I remember my first week of work, when I was adjusting to full-time employment after a long break out the workforce. It was hard to say goodbye in the mornings and switch out of mum mode; I’d get choked up from the whirlwind of emotions – sadness, guilt and anxiety to name a few. All I wanted was a big squeezy cuddle to get my final baby fix for the day, but when I went over to pick him up, he flat out refused my affection. In fact, he squealed with rage and reached out instead for our helper. Gah. It was like a knife to the heart!
It’s normal to feel jealous at first
You wouldn’t be human if you didn’t feel a flutter of jealousy when your child saves their most adoring expressions and biggest giggles for your helper. After all, she’s the one who spends a big chunk, if not all, of the day with your baby, so it’s only natural they develop a strong bond. But don’t think you have to offer a rash ultimatum to your baby to be top of the pecking order: instead, you need to see the relationship between your bub and helper as a positive addition to your family dynamic.
Here in Singapore, our wonderful helpers become part of our families. Unless you’re a bit of a weirdo, you wouldn’t expect your child to be chilly towards other family members… so don’t expect them to be ice cold towards your helper! Having a helper who loves your child and who your child loves in turn is a GOOD thing. And would you rather the alternative – that your kid squirms away from her and breaks down into fits of tears whenever they come near? Hell no! Some researchers even believe tots who form strong relationships with adults as children are healthier, both mentally and physically, later in life.
See your helper as a parenting partner
For me, having a strong relationship with my helper helps enhance my relationship with my kids.
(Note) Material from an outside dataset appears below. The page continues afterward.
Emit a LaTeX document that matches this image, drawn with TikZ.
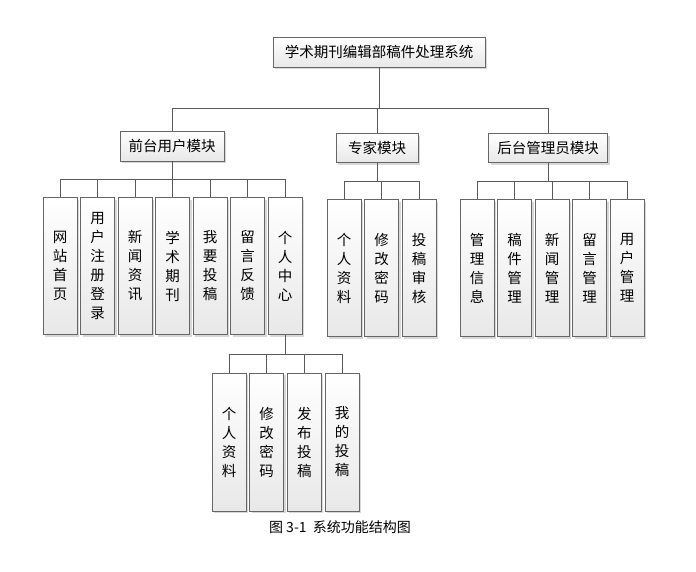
\documentclass[tikz,border=0pt]{standalone}
\usepackage{fontspec}
\setmainfont{Noto Sans CJK SC}
\usetikzlibrary{shadows}
\begin{document}
\begin{tikzpicture}[x=1pt,y=-1pt,
  box/.style={draw=gray!80!black,line width=0.7pt,top color=white,bottom color=gray!18,
    drop shadow={shadow xshift=2pt,shadow yshift=-2pt,fill=gray!60},
    inner sep=0pt,font=\fontsize{14.5}{14.5}\selectfont},
  vbox/.style={box,minimum width=34pt,minimum height=137pt,align=center,font=\fontsize{14.5}{19}\selectfont},
  conn/.style={draw=gray!70!black,line width=0.8pt}]
\useasboundingbox (0,0) rectangle (696,571);
\node[box,minimum width=212pt,minimum height=30pt] (root) at (379,52) {学术期刊编辑部稿件处理系统};
\node[box,minimum width=104pt,minimum height=30pt] (f) at (172,146) {前台用户模块};
\node[box,minimum width=82pt,minimum height=29pt] (e) at (377,148) {专家模块};
\node[box,minimum width=119pt,minimum height=29pt] (a) at (548,148) {后台管理员模块};
\draw[conn] (root.south) -- (379,108);
\draw[conn] (172,108) -- (548,108);
\foreach \n/\x in {f/172,e/377,a/548} \draw[conn] (\x,108) -- (\n.north);
% front children
\def\fy{266}
\foreach \i/\t in {0/网\\站\\首\\页,1/用\\户\\注\\册\\登\\录,2/新\\闻\\资\\讯,3/学\\术\\期\\刊,4/我\\要\\投\\稿,5/留\\言\\反\\馈,6/个\\人\\中\\心}{
  \node[vbox] (f\i) at ({60+37.5*\i},\fy) {\t};
  \draw[conn] ({60+37.5*\i},179) -- (f\i.north);}
\draw[conn] (f.south) -- (172,179);
\draw[conn] (60,179) -- (285,179);
% expert children
\foreach \i/\t in {0/个\\人\\资\\料,1/修\\改\\密\\码,2/投\\稿\\审\\核}{
  \node[vbox] (e\i) at ({344+37.5*\i},268) {\t};
  \draw[conn] ({344+37.5*\i},181) -- (e\i.north);}
\draw[conn] (e.south) -- (377,181);
\draw[conn] (344,181) -- (419,181);
% admin children
\foreach \i/\t in {0/管\\理\\信\\息,1/稿\\件\\管\\理,2/新\\闻\\管\\理,3/留\\言\\管\\理,4/用\\户\\管\\理}{
  \node[vbox] (a\i) at ({477+37.5*\i},268) {\t};
  \draw[conn] ({477+37.5*\i},181) -- (a\i.north);}
\draw[conn] (a.south) -- (548,181);
\draw[conn] (477,181) -- (627,181);
% personal center children
\foreach \i/\t in {0/个\\人\\资\\料,1/修\\改\\密\\码,2/发\\布\\投\\稿,3/我\\的\\投\\稿}{
  \node[vbox,minimum height=138pt] (p\i) at ({229+37.7*\i},442) {\t};
  \draw[conn] ({229+37.7*\i},354) -- (p\i.north);}
\draw[conn] (f6.south) -- (285,354);
\draw[conn] (229,354) -- (342,354);
\node[font=\fontsize{14}{14}\selectfont] (cap) at (340,527) {图 3-1\ \ 系统功能结构图};
\end{tikzpicture}
\end{document}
I see her as a parenting partner; all that knowledge she’s accumulating is a huge positive! You can share so much information with your helper about what your child likes and dislikes, how they interact with other children or what book they’re really into lately. And they can offer wisdom, support and empathy to you, too!
Yes, it can hurt handing over the primary care of your baby, but trust me – this adjustment period will settle. In the meantime, there are things you can do to reconnect with your bub and keep a sense of harmony in your household. I insist my husband and I do the morning and the ‘bath-book-bed’ routines, and it’s helped us keep that close bond going. Even when my brain is fried after a long day in the office and I’m beyond exhausted, throwing myself into childcare when I get home is the best way to connect with my tiny humans. So feed them, play with them, bathe them, read to them.
Congrats… your helper is amazing!
Let’s not forget that you went to great lengths to find a helper who was warm, loving and caring… of course your baby loves her! Well done them for being such a fantastic caregiver to your little one, and well done YOU for finding someone so amazing.
For anyone going through something similar, here are my words to you: your baby still loves you and no-one can replace their mummy (and no-one’s trying to!). You’ll always be number one for nighttime tuck-ins, story-time snuggles and kissing those bumps and bruises.
Your helper’s care doesn’t compete with yours, nor does her love for your baby replace yours – it merely supplements it. You are and always will be your baby’s parent, and nothing can change that. You’ve got this, Momma.